Copy all lines that contain the word "this".

▬▬▬

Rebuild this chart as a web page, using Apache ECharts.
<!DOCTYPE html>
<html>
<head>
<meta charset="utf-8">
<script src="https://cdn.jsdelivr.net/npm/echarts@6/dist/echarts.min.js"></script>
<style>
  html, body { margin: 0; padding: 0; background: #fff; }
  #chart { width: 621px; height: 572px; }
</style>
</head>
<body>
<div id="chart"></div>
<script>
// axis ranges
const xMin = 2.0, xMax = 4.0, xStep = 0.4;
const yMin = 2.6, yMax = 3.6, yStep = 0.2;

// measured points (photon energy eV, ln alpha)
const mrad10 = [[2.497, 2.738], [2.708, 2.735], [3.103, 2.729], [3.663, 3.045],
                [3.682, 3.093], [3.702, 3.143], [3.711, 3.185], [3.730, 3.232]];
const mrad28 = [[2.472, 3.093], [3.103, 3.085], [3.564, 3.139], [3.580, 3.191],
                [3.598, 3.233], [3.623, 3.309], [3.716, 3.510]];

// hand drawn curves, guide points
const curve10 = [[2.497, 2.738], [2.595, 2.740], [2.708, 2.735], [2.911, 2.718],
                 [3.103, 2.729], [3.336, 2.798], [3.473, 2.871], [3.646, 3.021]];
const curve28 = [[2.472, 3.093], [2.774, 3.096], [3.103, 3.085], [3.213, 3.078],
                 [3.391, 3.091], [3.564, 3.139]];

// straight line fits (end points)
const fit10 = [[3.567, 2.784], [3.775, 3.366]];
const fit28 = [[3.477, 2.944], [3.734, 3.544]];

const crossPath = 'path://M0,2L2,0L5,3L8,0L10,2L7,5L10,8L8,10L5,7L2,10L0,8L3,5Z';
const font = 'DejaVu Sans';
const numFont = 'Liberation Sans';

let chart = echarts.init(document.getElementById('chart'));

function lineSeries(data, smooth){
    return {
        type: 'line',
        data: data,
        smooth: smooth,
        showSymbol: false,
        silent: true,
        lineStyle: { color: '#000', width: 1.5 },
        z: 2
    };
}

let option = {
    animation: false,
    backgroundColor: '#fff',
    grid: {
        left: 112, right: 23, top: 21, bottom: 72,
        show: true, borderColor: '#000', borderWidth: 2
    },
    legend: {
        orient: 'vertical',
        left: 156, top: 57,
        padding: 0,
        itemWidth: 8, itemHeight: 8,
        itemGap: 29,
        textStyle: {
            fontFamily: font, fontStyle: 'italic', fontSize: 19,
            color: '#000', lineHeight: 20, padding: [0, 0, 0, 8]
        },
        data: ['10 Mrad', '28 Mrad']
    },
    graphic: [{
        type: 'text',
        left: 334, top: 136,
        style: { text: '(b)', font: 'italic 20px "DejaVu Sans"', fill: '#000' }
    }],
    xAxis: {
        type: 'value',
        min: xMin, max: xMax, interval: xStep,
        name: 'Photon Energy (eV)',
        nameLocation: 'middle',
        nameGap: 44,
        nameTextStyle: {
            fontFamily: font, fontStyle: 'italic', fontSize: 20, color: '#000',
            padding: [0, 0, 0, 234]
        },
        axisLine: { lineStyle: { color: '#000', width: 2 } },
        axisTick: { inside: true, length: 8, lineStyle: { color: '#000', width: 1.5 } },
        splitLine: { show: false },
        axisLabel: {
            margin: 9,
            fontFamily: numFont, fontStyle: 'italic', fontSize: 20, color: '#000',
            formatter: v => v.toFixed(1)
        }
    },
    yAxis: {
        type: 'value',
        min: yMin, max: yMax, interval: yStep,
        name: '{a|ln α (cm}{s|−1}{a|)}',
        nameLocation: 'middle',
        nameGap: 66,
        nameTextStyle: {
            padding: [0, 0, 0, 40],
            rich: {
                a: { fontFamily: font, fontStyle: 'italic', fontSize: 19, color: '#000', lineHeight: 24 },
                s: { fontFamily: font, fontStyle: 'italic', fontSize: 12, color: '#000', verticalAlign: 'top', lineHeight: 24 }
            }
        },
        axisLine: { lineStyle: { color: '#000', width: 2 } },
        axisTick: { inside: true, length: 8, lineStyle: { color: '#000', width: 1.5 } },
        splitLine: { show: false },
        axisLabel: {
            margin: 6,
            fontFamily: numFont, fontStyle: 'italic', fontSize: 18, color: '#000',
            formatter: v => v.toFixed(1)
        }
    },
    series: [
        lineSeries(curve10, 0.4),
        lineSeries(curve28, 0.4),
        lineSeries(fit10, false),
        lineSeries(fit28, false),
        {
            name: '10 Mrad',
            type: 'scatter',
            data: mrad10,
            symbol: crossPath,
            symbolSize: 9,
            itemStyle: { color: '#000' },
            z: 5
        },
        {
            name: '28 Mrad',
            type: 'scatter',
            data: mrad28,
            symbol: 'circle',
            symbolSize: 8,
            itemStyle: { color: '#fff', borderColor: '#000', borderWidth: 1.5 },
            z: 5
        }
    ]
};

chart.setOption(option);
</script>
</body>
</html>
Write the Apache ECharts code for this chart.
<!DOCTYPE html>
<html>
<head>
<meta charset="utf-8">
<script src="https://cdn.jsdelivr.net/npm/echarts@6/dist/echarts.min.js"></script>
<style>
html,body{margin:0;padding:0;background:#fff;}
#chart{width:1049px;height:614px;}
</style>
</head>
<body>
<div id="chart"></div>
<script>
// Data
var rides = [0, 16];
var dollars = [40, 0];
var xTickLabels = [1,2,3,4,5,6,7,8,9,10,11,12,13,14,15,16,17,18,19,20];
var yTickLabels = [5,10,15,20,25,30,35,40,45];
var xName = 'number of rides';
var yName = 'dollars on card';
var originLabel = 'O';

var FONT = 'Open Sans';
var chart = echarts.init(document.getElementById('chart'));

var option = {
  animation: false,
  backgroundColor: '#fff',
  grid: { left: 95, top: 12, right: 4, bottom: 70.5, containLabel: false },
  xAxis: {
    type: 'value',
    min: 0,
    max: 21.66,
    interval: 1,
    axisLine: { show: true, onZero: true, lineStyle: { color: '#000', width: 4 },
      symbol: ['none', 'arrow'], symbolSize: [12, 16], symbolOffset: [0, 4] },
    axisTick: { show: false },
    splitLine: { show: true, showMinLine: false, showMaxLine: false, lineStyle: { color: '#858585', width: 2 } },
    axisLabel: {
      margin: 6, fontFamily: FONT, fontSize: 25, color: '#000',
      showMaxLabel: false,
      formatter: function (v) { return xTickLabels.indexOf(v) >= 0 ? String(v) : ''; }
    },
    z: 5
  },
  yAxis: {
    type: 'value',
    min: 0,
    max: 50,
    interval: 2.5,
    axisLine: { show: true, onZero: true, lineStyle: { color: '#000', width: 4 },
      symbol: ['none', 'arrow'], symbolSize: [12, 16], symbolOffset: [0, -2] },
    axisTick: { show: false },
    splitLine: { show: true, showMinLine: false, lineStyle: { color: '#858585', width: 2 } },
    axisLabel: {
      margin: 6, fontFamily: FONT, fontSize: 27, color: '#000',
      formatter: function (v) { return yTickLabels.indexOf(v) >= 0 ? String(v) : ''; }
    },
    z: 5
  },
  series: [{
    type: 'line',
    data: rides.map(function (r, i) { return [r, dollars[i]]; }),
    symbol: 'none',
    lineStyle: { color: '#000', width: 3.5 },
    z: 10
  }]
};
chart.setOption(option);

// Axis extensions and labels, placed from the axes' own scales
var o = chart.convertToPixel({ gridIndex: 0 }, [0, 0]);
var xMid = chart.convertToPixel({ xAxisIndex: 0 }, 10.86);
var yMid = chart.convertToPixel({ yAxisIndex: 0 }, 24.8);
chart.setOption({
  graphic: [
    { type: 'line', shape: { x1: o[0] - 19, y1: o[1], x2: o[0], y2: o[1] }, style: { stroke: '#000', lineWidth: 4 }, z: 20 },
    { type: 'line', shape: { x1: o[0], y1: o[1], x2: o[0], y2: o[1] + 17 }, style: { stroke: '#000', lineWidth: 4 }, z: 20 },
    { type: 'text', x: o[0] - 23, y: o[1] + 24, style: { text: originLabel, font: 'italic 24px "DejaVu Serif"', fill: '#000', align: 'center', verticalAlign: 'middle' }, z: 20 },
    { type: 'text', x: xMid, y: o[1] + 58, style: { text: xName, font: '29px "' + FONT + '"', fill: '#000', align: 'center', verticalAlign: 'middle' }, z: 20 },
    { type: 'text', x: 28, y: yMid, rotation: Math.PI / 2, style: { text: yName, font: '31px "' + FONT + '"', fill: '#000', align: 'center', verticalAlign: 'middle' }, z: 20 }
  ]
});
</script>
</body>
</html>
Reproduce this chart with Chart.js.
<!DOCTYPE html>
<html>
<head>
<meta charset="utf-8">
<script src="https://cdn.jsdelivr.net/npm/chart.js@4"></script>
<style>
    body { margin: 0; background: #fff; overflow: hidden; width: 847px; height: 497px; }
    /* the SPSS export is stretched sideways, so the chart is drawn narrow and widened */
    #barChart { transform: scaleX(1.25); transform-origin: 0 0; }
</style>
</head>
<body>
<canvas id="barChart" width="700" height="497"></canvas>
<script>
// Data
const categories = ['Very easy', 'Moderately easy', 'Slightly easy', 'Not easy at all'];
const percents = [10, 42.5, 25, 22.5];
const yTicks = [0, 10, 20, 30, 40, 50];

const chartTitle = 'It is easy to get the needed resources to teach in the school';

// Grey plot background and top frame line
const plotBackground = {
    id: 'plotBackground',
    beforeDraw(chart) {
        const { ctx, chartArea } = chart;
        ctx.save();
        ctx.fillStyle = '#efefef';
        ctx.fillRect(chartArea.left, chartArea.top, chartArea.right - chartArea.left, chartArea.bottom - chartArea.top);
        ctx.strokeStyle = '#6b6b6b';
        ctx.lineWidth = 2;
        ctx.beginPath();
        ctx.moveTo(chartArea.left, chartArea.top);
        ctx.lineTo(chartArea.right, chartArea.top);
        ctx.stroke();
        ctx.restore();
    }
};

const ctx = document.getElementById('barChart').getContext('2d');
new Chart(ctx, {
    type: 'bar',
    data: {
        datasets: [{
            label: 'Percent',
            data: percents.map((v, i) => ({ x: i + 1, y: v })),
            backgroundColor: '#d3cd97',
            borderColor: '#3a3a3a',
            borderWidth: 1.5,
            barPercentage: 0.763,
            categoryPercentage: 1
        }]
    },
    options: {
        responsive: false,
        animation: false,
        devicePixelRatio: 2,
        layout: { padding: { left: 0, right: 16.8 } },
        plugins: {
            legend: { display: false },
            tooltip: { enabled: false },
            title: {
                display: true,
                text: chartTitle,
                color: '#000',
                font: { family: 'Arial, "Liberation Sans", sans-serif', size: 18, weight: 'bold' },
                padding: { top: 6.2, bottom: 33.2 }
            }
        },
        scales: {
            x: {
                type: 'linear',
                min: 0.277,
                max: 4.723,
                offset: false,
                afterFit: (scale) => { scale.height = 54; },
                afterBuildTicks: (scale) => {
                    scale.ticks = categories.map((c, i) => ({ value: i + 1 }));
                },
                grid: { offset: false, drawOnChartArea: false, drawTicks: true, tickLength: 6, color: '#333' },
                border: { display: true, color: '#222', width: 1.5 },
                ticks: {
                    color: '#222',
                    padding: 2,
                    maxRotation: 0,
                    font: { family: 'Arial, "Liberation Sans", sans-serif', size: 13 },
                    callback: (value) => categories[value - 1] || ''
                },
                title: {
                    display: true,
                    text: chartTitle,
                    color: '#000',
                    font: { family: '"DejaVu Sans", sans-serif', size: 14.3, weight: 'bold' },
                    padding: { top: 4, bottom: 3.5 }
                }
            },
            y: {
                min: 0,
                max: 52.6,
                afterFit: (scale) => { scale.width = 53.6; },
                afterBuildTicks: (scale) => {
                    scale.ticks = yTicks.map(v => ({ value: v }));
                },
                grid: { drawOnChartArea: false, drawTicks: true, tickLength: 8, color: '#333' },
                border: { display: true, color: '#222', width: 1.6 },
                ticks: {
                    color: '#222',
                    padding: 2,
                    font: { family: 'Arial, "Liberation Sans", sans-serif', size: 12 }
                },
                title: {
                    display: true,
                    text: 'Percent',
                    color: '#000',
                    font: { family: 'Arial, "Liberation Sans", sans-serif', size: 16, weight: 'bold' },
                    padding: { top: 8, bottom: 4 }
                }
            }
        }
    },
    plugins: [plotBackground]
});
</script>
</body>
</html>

▬▬▬

Reply to the task:
Rebuild this chart as a web page, using Apache ECharts.
Write the Apache ECharts code for this chart.
Reproduce this chart with Chart.js.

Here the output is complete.